From: CLXXII: An apparatus for the graphical recording of oxygen consumption and carbon dioxide output, especially adapted for clinical work. By H.C. Hagedorn. Biochemical Journal, 1924, page 1304.
“Figure 2 shows the apparatus in a convenient form which has been in use for about two years with complete satisfaction. The gas meters and spirometers are arranged in a common water-bath, the spirometers recording on a common drum, most conveniently with ink of different colours. The water-bath is fitted with an overflow tube to secure constant water level; it contains about 100 kg. water, and the expired air is led through a pipe of considerable length which is immersed in the bath to cool the air to the temperature of the bath before it enters the gas meter.
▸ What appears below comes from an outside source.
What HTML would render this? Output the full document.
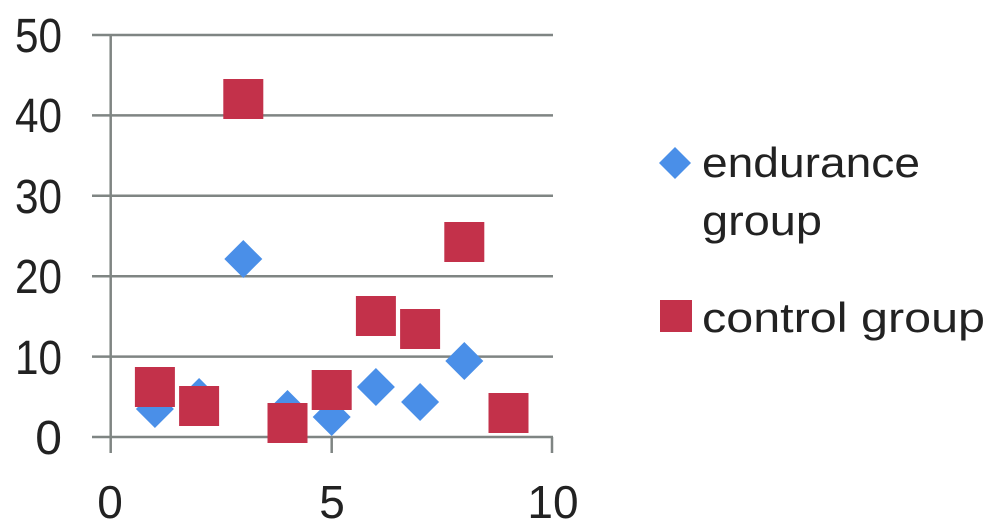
<!DOCTYPE html>
<html><head><style>
body{margin:0;background:#fff}
svg{display:block}
text{font-family:"Liberation Sans",sans-serif;fill:#222}
</style></head><body>
<svg width="993" height="526" viewBox="0 0 993 526">
<g stroke="#7f8583" stroke-width="2.5">
<line x1="92" y1="35" x2="553" y2="35"/>
<line x1="92" y1="115.4" x2="553" y2="115.4"/>
<line x1="92" y1="195.8" x2="553" y2="195.8"/>
<line x1="92" y1="276.2" x2="553" y2="276.2"/>
<line x1="92" y1="356.6" x2="553" y2="356.6"/>
<line x1="92" y1="437" x2="553" y2="437"/>
<line x1="110.7" y1="35" x2="110.7" y2="453"/>
<line x1="331.7" y1="437" x2="331.7" y2="453"/>
<line x1="552" y1="437" x2="552" y2="453"/>
</g>
<g font-size="48" text-anchor="end">
<text x="62" y="52" textLength="47" lengthAdjust="spacingAndGlyphs">50</text>
<text x="62" y="132" textLength="47" lengthAdjust="spacingAndGlyphs">40</text>
<text x="62" y="213" textLength="47" lengthAdjust="spacingAndGlyphs">30</text>
<text x="62" y="293" textLength="47" lengthAdjust="spacingAndGlyphs">20</text>
<text x="62" y="374" textLength="47" lengthAdjust="spacingAndGlyphs">10</text>
<text x="62" y="454">0</text>
</g>
<g font-size="46" text-anchor="middle">
<text x="110" y="518">0</text>
<text x="332" y="518">5</text>
<text x="553" y="518">10</text>
</g>
<g fill="#4a8fe8">
<path d="M154.9 390l19 19-19 19-19-19z"/>
<path d="M199.1 378l19 19-19 19-19-19z"/>
<path d="M243.3 240l19 19-19 19-19-19z"/>
<path d="M287.5 390l19 19-19 19-19-19z"/>
<path d="M331.7 398l19 19-19 19-19-19z"/>
<path d="M375.9 368l19 19-19 19-19-19z"/>
<path d="M420.1 383l19 19-19 19-19-19z"/>
<path d="M464.3 342l19 19-19 19-19-19z"/>
<path d="M675 147l16 16-16 16-16-16z"/>
</g>
<g fill="#c3314a">
<rect x="134.9" y="367" width="40" height="40"/>
<rect x="179.1" y="386" width="40" height="40"/>
<rect x="223.3" y="79" width="40" height="40"/>
<rect x="267.5" y="403" width="40" height="40"/>
<rect x="311.7" y="370" width="40" height="40"/>
<rect x="355.9" y="296" width="40" height="40"/>
<rect x="400.1" y="309" width="40" height="40"/>
<rect x="444.3" y="222" width="40" height="40"/>
<rect x="488.5" y="393" width="40" height="40"/>
<rect x="660" y="300" width="32" height="32"/>
</g>
<g font-size="42">
<text x="702" y="177" textLength="218" lengthAdjust="spacingAndGlyphs">endurance</text>
<text x="702" y="235" textLength="120" lengthAdjust="spacingAndGlyphs">group</text>
<text x="702" y="332" textLength="283" lengthAdjust="spacingAndGlyphs">control group</text>
</g>
</svg>
</body></html>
From the service pipe to the spirometer (B) there is a wide pipe to secure that every change in air pressure caused by the respiration is taken up promptly by the spirometer (B), so that there can be an absolutely constant in the gas meter I.
“The accuracy of the results largely depends on the care with which the spirometers are balanced; every change in the air pressure in one of the spirometers will affect the water level in the corresponding gas meter and so disturb its accuracy. The spirometers are therefore arranged on special bearings and balanced with a double set of counterbalances, a large one for gross and a small one for fine adjustment. The counterbalances are adjustable horizontally and vertically, thus allowing convenient compensation for buoyancy of the spirometer.”